China's exports have also been sluggish and slowing and it was possible
China would provide bigger tax rebates to boost exports in the context of
an over-valued RMB.

Economists expect that more aggressive cuts in interest rates will be an
essential part of new stimulatory measures, which will also have to
include a looser monetary policy, aggressive macroeconomic expansion and
probably a fiscal stimulus. As Japan has found, and it is hard to
encourage people dismayed by job cuts to spend by lowering interest rates
alone.

Japan has cut interest rates to its lowest levels ever and bank deposits
offer effective negative interest rates, but consumer confidence has been
remained stubbornly depressed.

Ironically, structural reform programs are deflationary contradiction
reflation needs.  The policy contradiction between maintaining a fixed
exchange rate and boosting economic growth is exacerbated by worsening
balance of payments (BOP).

State sector reform has increased job security and loss of income to
many.  The scrapped social welfare system is helpless to help displaced
workers, causing consumers to become ultra cautious.  Net saving deposits
are growing at a rate of 18%, despite low deposit interest rates.
China has no consumer credit market, thus households cannot accelerate or
defer spending as interest rates change. Overcapcity caused deflation
validates consumer belief that delaying purchases is sound wisdom.
The non-state sector, accounting for 50% of total fixed asset investment,
plagued by over-capacity and falling prices, cannot absorb or attract new
investment, while real interest rate remains high.
Too much reform will put pressure to devalue the RMB.
If the People's Banks of China (PBOC), the central bank, fall into payment
deficits sharply either through trade current account deterioration, or a
fall in net FDI inflow, the PBOC, to compensate for a rise in the supply
of RMB in the international market,  would have to tighten domestic money
supply (the flip side of draining foreign reserves), thus neutralizing
reflation  measures.
The aim of reform is to shift economic fundamentals.  A fixed exchange
rate is basically inconsistent with this policy objective.

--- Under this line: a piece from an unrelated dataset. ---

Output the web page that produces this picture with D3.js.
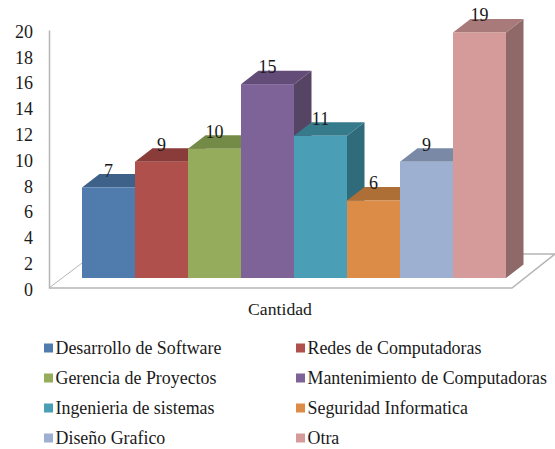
<!DOCTYPE html>
<html>
<head>
<meta charset="utf-8">
<script src="https://cdn.jsdelivr.net/npm/d3@7"></script>
<style>
  html, body { margin: 0; padding: 0; background: #fff; }
  svg { display: block; }
  text { font-family: "Liberation Serif", serif; fill: #1a1a1a; }
</style>
</head>
<body>
<div id="chart"></div>
<script>
// chart data
var categories = ["Desarrollo de Software", "Redes de Computadoras", "Gerencia de Proyectos",
  "Mantenimiento de Computadoras", "Ingenieria de sistemas", "Seguridad Informatica",
  "Diseño Grafico", "Otra"];
var values = [7, 9, 10, 15, 11, 6, 9, 19];
var yTicks = [0, 2, 4, 6, 8, 10, 12, 14, 16, 18, 20];
var axisTitle = "Cantidad";

var frontColors = ["#4f7cad", "#b0504c", "#95ac5c", "#7e6398", "#4a9fb6", "#dd8c47", "#9db0d2", "#d59b9a"];
var topColors = ["#3e618a", "#8a3c3b", "#748a47", "#634d78", "#367b8c", "#ae6f37", "#7a8aa6", "#a87a79"];
var sideColors = ["#35547a", "#763332", "#647a3d", "#564465", "#2f6b7a", "#96602f", "#6a7890", "#8f6868"];

const chartWidth = 555;
const chartHeight = 449;

// fake 3d: how far the back face sits from the front face
const depthX = 17.5;
const depthY = -13.5;
const gridColor = "#b5b5b5";

var svg = d3.select("#chart").append("svg")
  .attr("width", chartWidth)
  .attr("height", chartHeight);

var xScale = d3.scaleBand().domain(categories).range([82, 506]);
var yScale = d3.scaleLinear().domain([0, 20]).range([278, 19.5]);
// the axis stands on the front edge of the floor, a bit lower than the bars
var axisScale = d3.scaleLinear().domain([0, 20]).range([288, 30]);

// floor
var floorBack = axisScale(0) - 34;
svg.append("path")
  .attr("d", "M49," + axisScale(0) + "L512," + axisScale(0) + "L555," + floorBack + "L523," + floorBack)
  .attr("fill", "none")
  .attr("stroke", gridColor)
  .attr("stroke-width", 1.5);
svg.append("line")
  .attr("x1", 49).attr("y1", axisScale(0))
  .attr("x2", 82).attr("y2", axisScale(0) - 25)
  .attr("stroke", gridColor)
  .attr("stroke-width", 1);

var yAxis = d3.axisLeft().scale(axisScale).tickValues(yTicks).tickSize(0).tickPadding(16);
var axisG = svg.append("g")
  .attr("transform", "translate(49,0)")
  .call(yAxis);
axisG.select(".domain").attr("stroke", gridColor).attr("stroke-width", 1.5);
axisG.selectAll("text")
  .attr("dy", "0.4em")
  .style("font-family", '"Liberation Serif", serif')
  .style("font-size", "18px")
  .attr("fill", "#1a1a1a");

// bars, left to right so each one covers the side of the previous one
var bars = svg.selectAll("g.bar")
  .data(categories)
  .enter()
  .append("g")
  .attr("class", "bar");

bars.append("path")
  .attr("fill", function(d, i) { return sideColors[i]; })
  .attr("d", function(d, i) {
    var x1 = xScale(d) + xScale.bandwidth(), y0 = yScale(0), y1 = yScale(values[i]);
    return "M" + x1 + "," + y0 + "L" + (x1 + depthX) + "," + (y0 + depthY) +
      "L" + (x1 + depthX) + "," + (y1 + depthY) + "L" + x1 + "," + y1 + "Z";
  });

bars.append("path")
  .attr("fill", function(d, i) { return topColors[i]; })
  .attr("d", function(d, i) {
    var x0 = xScale(d), x1 = x0 + xScale.bandwidth(), y1 = yScale(values[i]);
    return "M" + x0 + "," + y1 + "L" + x1 + "," + y1 + "L" + (x1 + depthX) + "," + (y1 + depthY) +
      "L" + (x0 + depthX) + "," + (y1 + depthY) + "Z";
  });

bars.append("rect")
  .attr("x", function(d) { return xScale(d); })
  .attr("y", function(d, i) { return yScale(values[i]); })
  .attr("width", xScale.bandwidth())
  .attr("height", function(d, i) { return yScale(0) - yScale(values[i]); })
  .attr("fill", function(d, i) { return frontColors[i]; });

// value labels go last so they sit over every bar
svg.selectAll("text.value")
  .data(categories)
  .enter()
  .append("text")
  .attr("class", "value")
  .attr("x", function(d) { return xScale(d) + xScale.bandwidth() / 2; })
  .attr("y", function(d, i) { return yScale(values[i]) - 11; })
  .attr("text-anchor", "middle")
  .style("font-size", "18px")
  .text(function(d, i) { return values[i]; });

svg.append("text")
  .attr("x", 280)
  .attr("y", 315)
  .attr("text-anchor", "middle")
  .style("font-size", "17.7px")
  .text(axisTitle);

// legend, two columns
var legendCols = [44, 296];
var legendRows = [348, 378, 408, 438];

var legend = svg.selectAll("g.legend")
  .data(categories)
  .enter()
  .append("g")
  .attr("class", "legend")
  .attr("transform", function(d, i) {
    return "translate(" + legendCols[i % 2] + "," + legendRows[Math.floor(i / 2)] + ")";
  });

legend.append("rect")
  .attr("x", 0)
  .attr("y", -4.5)
  .attr("width", 9)
  .attr("height", 9)
  .attr("fill", function(d, i) { return frontColors[i]; });

legend.append("text")
  .attr("x", 11.5)
  .attr("y", 6)
  .style("font-size", "17.9px")
  .text(function(d) { return d; });
</script>
</body>
</html>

An over-valued
FER will transfer wealth from efficient exporters to inefficient domestic
enterprises. Reform aims at export switching from sunset to sunrise
industries to enhance external competitiveness. A market set FER can help
absorb external trade shock.  So a overvalued FER is a fact in tax on
exports and a subsidy for foreign debt ridden domestic borrowers.
There are conflicts with China's three economic objectives: a high growth
rate, fast paced reform and a FER.
That is the reason there are persistent speculation of the RMB devaluing.